Artinya, untuk membuat kue lebaran dibutuhkan kerjasama yang apik baik dari segi pemasangan bumbu, durasi memasak, jenis kue yang akan dibuat dan lain sebagainya. Karena kerjasama ini berjalan baik, maka otomatis kue lebaran yang dihasilkan juga lezat dan enak. Dari sini bisa ditarik konklusi kalau ingin hidup dengan nyaman maka ciptakan kerjasama sosial yang bagus.
7. Yang Awet Pasti Berkualitas
Tradisi lebaran biasanya dilakukan selama 7 hari berturut-turut dan dimulai selepas sholat Idul Fitri. Nah, dari hari pertama tersebut, kue lebaran sudah terhidang di meja-meja masyarakat dan tinggal menunggu tetangga yang akan bertamu. Artinya, kue tersebut akan bertahan di sana hingga satu minggu ke depan.
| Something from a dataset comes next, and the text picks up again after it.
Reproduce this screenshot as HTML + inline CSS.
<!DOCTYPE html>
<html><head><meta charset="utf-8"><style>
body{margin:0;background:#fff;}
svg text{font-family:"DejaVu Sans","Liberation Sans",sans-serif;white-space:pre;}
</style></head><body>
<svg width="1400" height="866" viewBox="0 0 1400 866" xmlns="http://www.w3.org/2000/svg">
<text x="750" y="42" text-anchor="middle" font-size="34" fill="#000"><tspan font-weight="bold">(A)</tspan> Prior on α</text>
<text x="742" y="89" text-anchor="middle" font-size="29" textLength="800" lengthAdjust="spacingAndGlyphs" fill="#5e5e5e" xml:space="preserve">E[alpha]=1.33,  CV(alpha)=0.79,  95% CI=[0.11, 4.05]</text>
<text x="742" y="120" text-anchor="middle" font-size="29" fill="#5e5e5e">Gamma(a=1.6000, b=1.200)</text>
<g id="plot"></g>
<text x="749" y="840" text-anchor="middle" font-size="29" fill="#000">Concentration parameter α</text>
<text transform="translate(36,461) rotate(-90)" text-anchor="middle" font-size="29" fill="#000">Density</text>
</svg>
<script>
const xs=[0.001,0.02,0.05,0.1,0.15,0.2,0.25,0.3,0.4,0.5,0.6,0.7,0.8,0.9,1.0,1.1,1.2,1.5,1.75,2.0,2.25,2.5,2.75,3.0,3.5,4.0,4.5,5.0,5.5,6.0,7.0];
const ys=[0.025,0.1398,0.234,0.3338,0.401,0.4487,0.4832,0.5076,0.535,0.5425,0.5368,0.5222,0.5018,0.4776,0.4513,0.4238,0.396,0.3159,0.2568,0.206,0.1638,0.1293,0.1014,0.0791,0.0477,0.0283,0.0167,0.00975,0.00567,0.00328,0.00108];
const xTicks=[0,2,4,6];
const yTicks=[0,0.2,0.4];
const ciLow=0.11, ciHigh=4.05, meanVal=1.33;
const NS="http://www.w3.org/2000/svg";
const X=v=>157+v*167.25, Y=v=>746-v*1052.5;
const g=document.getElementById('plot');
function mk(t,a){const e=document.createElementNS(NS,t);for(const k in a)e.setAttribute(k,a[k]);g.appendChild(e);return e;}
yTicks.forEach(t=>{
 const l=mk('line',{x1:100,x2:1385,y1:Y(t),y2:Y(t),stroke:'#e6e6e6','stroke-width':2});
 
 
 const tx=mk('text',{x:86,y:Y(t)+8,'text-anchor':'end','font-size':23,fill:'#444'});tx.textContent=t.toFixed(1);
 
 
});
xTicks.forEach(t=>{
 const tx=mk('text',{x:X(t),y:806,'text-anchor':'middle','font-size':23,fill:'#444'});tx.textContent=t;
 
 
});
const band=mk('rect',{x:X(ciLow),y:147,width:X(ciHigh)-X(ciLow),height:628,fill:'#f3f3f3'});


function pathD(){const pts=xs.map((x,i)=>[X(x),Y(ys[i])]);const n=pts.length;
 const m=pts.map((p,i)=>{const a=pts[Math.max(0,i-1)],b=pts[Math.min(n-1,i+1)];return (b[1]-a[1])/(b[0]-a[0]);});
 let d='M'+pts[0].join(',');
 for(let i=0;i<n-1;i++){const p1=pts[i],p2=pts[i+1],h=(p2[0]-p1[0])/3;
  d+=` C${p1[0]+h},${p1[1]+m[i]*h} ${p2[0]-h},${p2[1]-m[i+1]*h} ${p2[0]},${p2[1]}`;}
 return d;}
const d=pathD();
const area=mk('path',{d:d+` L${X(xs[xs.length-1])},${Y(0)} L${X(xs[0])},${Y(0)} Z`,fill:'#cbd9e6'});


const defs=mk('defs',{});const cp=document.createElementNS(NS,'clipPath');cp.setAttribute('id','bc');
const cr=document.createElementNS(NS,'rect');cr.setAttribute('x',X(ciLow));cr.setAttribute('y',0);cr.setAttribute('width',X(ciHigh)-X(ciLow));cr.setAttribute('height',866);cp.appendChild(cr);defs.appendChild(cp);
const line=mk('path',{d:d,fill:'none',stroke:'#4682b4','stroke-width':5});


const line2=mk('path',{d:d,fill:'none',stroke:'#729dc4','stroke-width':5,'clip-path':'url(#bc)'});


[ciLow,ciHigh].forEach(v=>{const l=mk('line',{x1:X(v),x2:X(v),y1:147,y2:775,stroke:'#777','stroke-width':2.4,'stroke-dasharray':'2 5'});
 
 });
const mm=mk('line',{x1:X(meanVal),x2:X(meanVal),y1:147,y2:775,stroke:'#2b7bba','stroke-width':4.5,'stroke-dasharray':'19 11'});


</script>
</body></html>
Filosofi yang bisa ditangkap di sini, ialah apapun yang tahan lama pasti berkualitas. Sama dengan kue lebaran. Jika kue yang dibuat tidak bermutu, jangankan satu minggu, tiga hari saja, kue sudah basi dan rusak. Nah, narasi ini, bisa kita sematkan pada apapun yang kita miliki di dunia ini, jika awet maka itu penanda kualitas.
Itulah filosofi kue lebaran yang lahir dari hipotesis berpikir semata. Tentunya, ini sebatas informasi yang sedikit banyak menjadi bendahara literasi di dalam pikiran. Siapa tahu juga karena filosofi ini maka kita tidak lagi membuat kue lebaran dengan asal-asalan apalagi sampai tidak membuatnya.